The thing about the Orioles’ starter going out with the team behind after three innings, is that if their opponents’ starter could manage six innings and turn the lead over to the bullpen at that point, the later inning guys for the other team—us—would be ready to go at the usual time. To his credit, Estrada steadied himself, and, counting the RBI groundout in the fourth, retired the last eight batters he faced, leaving with a line of six innings pitched, three earned runs, five hits, two walks, and six strikeouts on 99 pitches.

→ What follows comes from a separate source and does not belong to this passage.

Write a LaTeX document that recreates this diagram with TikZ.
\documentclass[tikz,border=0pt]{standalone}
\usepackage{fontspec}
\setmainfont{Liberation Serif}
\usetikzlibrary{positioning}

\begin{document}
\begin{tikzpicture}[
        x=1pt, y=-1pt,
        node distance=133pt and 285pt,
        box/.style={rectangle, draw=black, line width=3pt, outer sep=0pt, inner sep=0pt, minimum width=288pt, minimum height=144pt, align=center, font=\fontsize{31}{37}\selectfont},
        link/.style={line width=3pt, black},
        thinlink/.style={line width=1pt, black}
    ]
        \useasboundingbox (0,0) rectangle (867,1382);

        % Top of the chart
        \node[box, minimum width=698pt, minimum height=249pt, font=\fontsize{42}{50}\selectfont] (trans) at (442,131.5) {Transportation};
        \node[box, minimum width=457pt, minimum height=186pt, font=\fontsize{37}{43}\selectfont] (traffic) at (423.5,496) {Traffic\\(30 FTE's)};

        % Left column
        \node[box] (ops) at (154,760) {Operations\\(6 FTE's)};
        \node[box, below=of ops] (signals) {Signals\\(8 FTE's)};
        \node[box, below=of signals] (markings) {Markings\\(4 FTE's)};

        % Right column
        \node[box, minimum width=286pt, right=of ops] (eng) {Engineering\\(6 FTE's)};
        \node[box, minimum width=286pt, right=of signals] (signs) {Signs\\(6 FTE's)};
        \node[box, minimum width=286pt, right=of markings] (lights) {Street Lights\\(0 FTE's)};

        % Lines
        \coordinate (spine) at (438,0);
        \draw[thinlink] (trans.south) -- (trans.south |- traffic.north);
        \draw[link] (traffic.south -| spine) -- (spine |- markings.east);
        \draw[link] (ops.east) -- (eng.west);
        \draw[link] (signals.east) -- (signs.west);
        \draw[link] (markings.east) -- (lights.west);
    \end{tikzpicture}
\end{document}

Though the Jays were shut down after the third inning, with Brad Brach pitching a clean eighth against them, it was the new 7-8-9 combo of the Blue Jays that held the game in their capable hands, which they did, Joaquin Benoit allowing two baserunners but benefitting from a double play in the seventh, Jason Grilli giving up an opposite-field lead off home run to Manny Machado, which can happen to anyone, in the eighth, and Roberto Osuna giving up a double to J.J. Hardy with two out in the ninth that set hearts aquaking in TO, before securing the save, number 22 out of 24.

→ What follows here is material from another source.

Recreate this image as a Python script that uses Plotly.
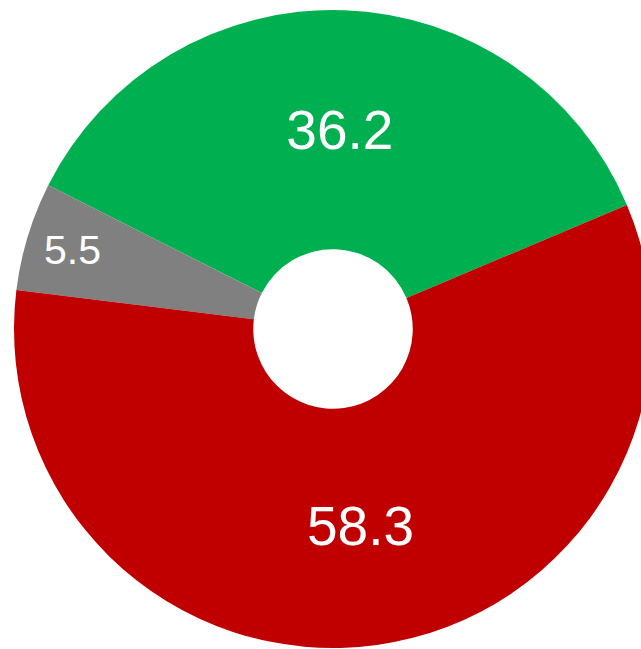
import plotly.graph_objects as go

labels = ["Green", "Gray", "Red"]
values = [36.2, 5.5, 58.3]
text_labels = ["36.2", "5.5", "58.3"]
colors = ["#00B050", "#808080", "#C00000"]

W, H = 660, 649
fig = go.Figure(go.Pie(
    labels=labels,
    values=values,
    text=text_labels,
    textinfo="text",
    textposition="inside",
    insidetextorientation="horizontal",
    hole=0.25,
    sort=False,
    direction="counterclockwise",
    rotation=-63.2,
    marker=dict(colors=colors, line=dict(width=0)),
    textfont=dict(family="Liberation Sans Narrow, Arial Narrow, Liberation Sans, Arial, sans-serif",
                  color="white", size=[55, 41, 55]),
    domain=dict(x=[14 / W, 652 / W], y=[1 / H, 639 / H]),
    showlegend=False,
    hoverinfo="skip",
))
fig.update_layout(
    width=W, height=H,
    margin=dict(l=0, r=0, t=0, b=0),
    paper_bgcolor="white",
    plot_bgcolor="white",
)
fig.write_html(
    "out.html",
    config={"displayModeBar": False},
    post_script=(
        "document.body.style.margin='0';"
        "document.body.style.overflow='hidden';"
        "document.documentElement.style.overflow='hidden';"
    ),
)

Speaking of our new late-inning trio, I just noticed something kind of cool. Jason Grilli is 39 years old. Joaquin Benoit just turned 39 this past week, on the twenty-sixth. Roberto Osuna, as we all know, is only 21. If you add up their ages, you get 99. Shoudn’t we create some kind of a nickname for them that incorporates 99? If we wanted to be political, they could be the 99 Per Cent. If we wanted to be just stupid

they could be the 99 Bottles of Beer. That’s it for me; any other suggestions out there? I’m happy to provide the idea, if somebody else can Don Draper it for us.

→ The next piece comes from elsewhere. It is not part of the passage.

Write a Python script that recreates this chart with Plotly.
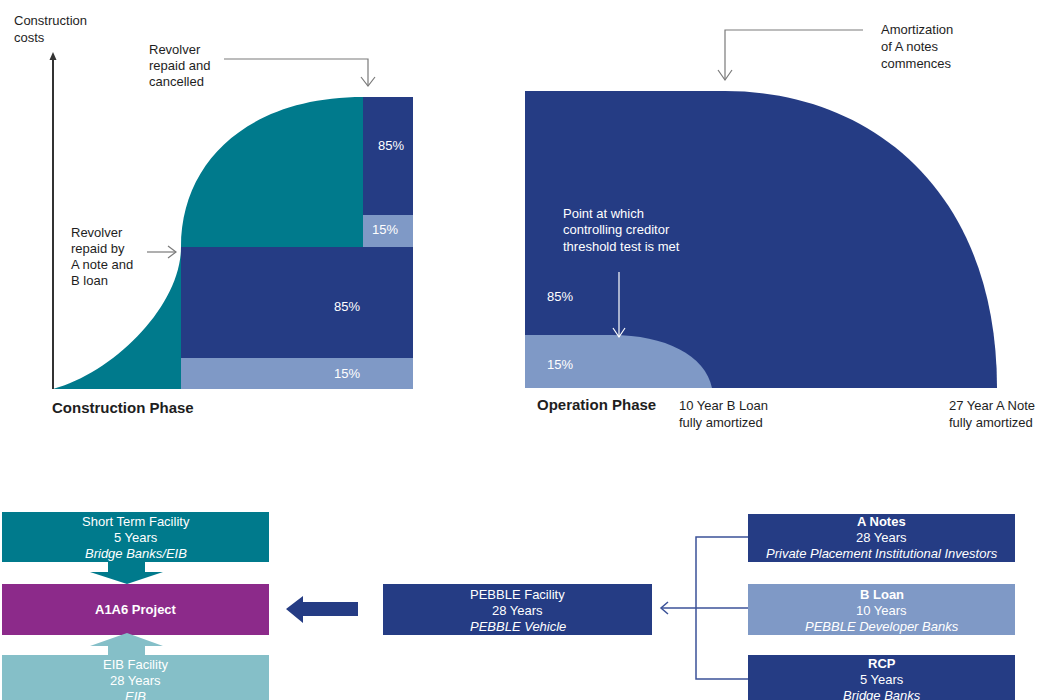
import plotly.graph_objects as go

# ---------------- data ----------------
construction_split = [85, 15]          # % A notes / % B loan (construction phase)
operation_split = [85, 15]             # % A notes / % B loan (operation phase)
b_loan_term_years = 10
a_note_term_years = 27
project_name = "A1A6 Project"
facility_names = ["Short Term Facility", "EIB Facility", "PEBBLE Facility", "A Notes", "B Loan", "RCP"]
facility_years = [5, 28, 28, 28, 10, 5]
facility_providers = ["Bridge Banks/EIB", "EIB", "PEBBLE Vehicle",
                      "Private Placement Institutional Investors", "PEBBLE Developer Banks", "Bridge Banks"]
axis_label = ["Construction", "costs"]
note_cancelled = ["Revolver", "repaid and", "cancelled"]
note_repaid = ["Revolver", "repaid by", "A note and", "B loan"]
note_amort = ["Amortization", "of A notes", "commences"]
note_threshold = ["Point at which", "controlling creditor", "threshold test is met"]
phase_labels = ["Construction Phase", "Operation Phase"]

# ---------------- styles ----------------
TEAL = "#007A8C"
NAVY = "#253C84"
LIGHT = "#7F99C6"
PURPLE = "#8C2A8A"
LTEAL = "#85BFC8"
TXT = "#1e1e1e"
GREY = "#7a7a7a"
FONT = "Liberation Sans, Arial, sans-serif"
W, H = 1041, 700

shapes = []
annotations = []


def rect(x0, y0, x1, y1, color):
    shapes.append(dict(type="rect", xref="x", yref="y", x0=x0, y0=y0, x1=x1, y1=y1,
                       fillcolor=color, line=dict(width=0), layer="above"))


def path(d, fill=None, line=None, width=1.0):
    s = dict(type="path", xref="x", yref="y", path=d, layer="above")
    s["fillcolor"] = fill if fill else "rgba(0,0,0,0)"
    s["line"] = dict(color=line, width=width) if line else dict(width=0)
    shapes.append(s)


def text(x, y, s, size=13, color=TXT, bold=False, italic=False, xanchor="left"):
    if bold:
        s = "<b>" + s + "</b>"
    if italic:
        s = "<i>" + s + "</i>"
    annotations.append(dict(x=x, y=y, xref="x", yref="y", text=s, showarrow=False,
                            xanchor=xanchor, yanchor="middle",
                            font=dict(family=FONT, size=size, color=color)))


def lines(x, y0, step, strs, **kw):
    for i, s in enumerate(strs):
        text(x, y0 + i * step, s, **kw)


# ---------------- construction phase ----------------
path("M 53,389 C 115,372 181,305 181,247 C 181,160 250,97 363,97 L 363,389 Z", fill=TEAL)
rect(363, 97, 413, 215, NAVY)
rect(363, 215, 413, 247, LIGHT)
rect(181, 247, 413, 358, NAVY)
rect(181, 358, 413, 389, LIGHT)
text(391, 145, f"{construction_split[0]}%", color="white", xanchor="center")
text(385, 229, f"{construction_split[1]}%", color="white", xanchor="center")
text(347, 306, f"{construction_split[0]}%", color="white", xanchor="center")
text(347, 373, f"{construction_split[1]}%", color="white", xanchor="center")

# vertical axis arrow
path("M 53,389 L 53,57", line="#333333", width=2)
path("M 49.5,60 L 53,52 L 56.5,60 Z", fill="#333333")
lines(12, 20, 17, axis_label)

# notes
lines(147, 49, 16, note_cancelled)
path("M 224,59 L 368,59 L 368,86", line=GREY, width=1.2)
path("M 361,77 L 368,86 L 375,77", line=GREY, width=1.2)
lines(69, 232, 16.3, note_repaid)
path("M 147,252 L 176,252", line=GREY, width=1.2)
path("M 168,246 L 176,252 L 168,258", line=GREY, width=1.2)
text(50, 407, phase_labels[0], size=15, bold=True)

# ---------------- operation phase ----------------
path("M 525,91 L 725,91 C 870,91 997,190 997,388 L 525,388 Z", fill=NAVY)
path("M 525,335 L 612,335 C 665,335 705,355 712,388 L 525,388 Z", fill=LIGHT)
text(545, 296, f"{operation_split[0]}%", color="white")
text(545, 364, f"{operation_split[1]}%", color="white")
lines(561, 213, 16.5, note_threshold, color="white")
path("M 619,272 L 619,337", line="white", width=1.2)
path("M 613,328 L 619,337 L 625,328", line="white", width=1.2)
lines(879, 29, 17, note_amort)
path("M 863,30 L 725,30 L 725,80", line=GREY, width=1.2)
path("M 718,70 L 725,80 L 732,70", line=GREY, width=1.2)
text(535, 404, phase_labels[1], size=15, bold=True)
lines(677, 405, 17, [f"{b_loan_term_years} Year B Loan", "fully amortized"])
lines(947, 405, 17, [f"{a_note_term_years} Year A Note", "fully amortized"])

# ---------------- facility structure ----------------
boxes = [  # (x0, y0, x1, y1, colour, first text line y) matching facility order
    (2, 512, 269, 562, TEAL, 521),
    (2, 655, 269, 712, LTEAL, 664),
    (383, 584, 652, 635, NAVY, 594),
    (748, 514, 1015, 562, NAVY, 521),
    (748, 584, 1015, 635, LIGHT, 594),
    (748, 655, 1015, 712, NAVY, 663),
]
bold_title = [False, False, False, True, True, True]
for i, (x0, y0, x1, y1, col, ty) in enumerate(boxes):
    rect(x0, y0, x1, y1, col)
    cx = (x0 + x1) / 2
    text(cx, ty, facility_names[i], color="white", bold=bold_title[i], xanchor="center")
    text(cx, ty + 16.5, f"{facility_years[i]} Years", color="white", xanchor="center")
    text(cx, ty + 32.5, facility_providers[i], color="white", italic=True, xanchor="center")

rect(2, 584, 269, 635, PURPLE)
text(135.5, 609, project_name, color="white", bold=True, xanchor="center")

# block arrows
path("M 108,562 L 145,562 L 145,572 L 163,572 L 127,584 L 90,572 L 108,572 Z", fill=TEAL)
path("M 127,633 L 163,646 L 145,646 L 145,655 L 108,655 L 108,646 L 90,646 Z", fill=LTEAL)
path("M 286,609 L 303,596 L 303,602 L 358,602 L 358,616 L 303,616 L 303,623 Z", fill=NAVY)

# connector
path("M 748,537 L 696,537 L 696,679 L 748,679", line="#3B5298", width=1.5)
path("M 748,608 L 661,608", line="#3B5298", width=1.5)
path("M 668,602 L 661,608 L 668,614", line="#3B5298", width=1.5)

fig = go.Figure(go.Scatter(x=[None], y=[None], showlegend=False, hoverinfo="skip"))
fig.update_layout(
    width=W, height=H, margin=dict(l=0, r=0, t=0, b=0),
    paper_bgcolor="white", plot_bgcolor="white",
    xaxis=dict(range=[0, W], visible=False, fixedrange=True),
    yaxis=dict(range=[H, 0], visible=False, fixedrange=True),
    shapes=shapes, annotations=annotations, showlegend=False,
)
fig.write_html("out.html", config={"displayModeBar": False},
               post_script="document.body.style.margin='0';document.body.style.overflow='hidden';")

Today the home boys rode a startling display of first-inning power, some timely and professional at bats in the third, and effective enough pitching to cling to an exciting 6-5 win over a Baltimore team that seems to be in trouble whenever the starting pitcher isn’t named Chris Tillman. Tomorrow’s starter isn’t Tillman either, but Yovani Gallardo, and he’s up against the currently very imposing Jay Happ for our side, so we shall see.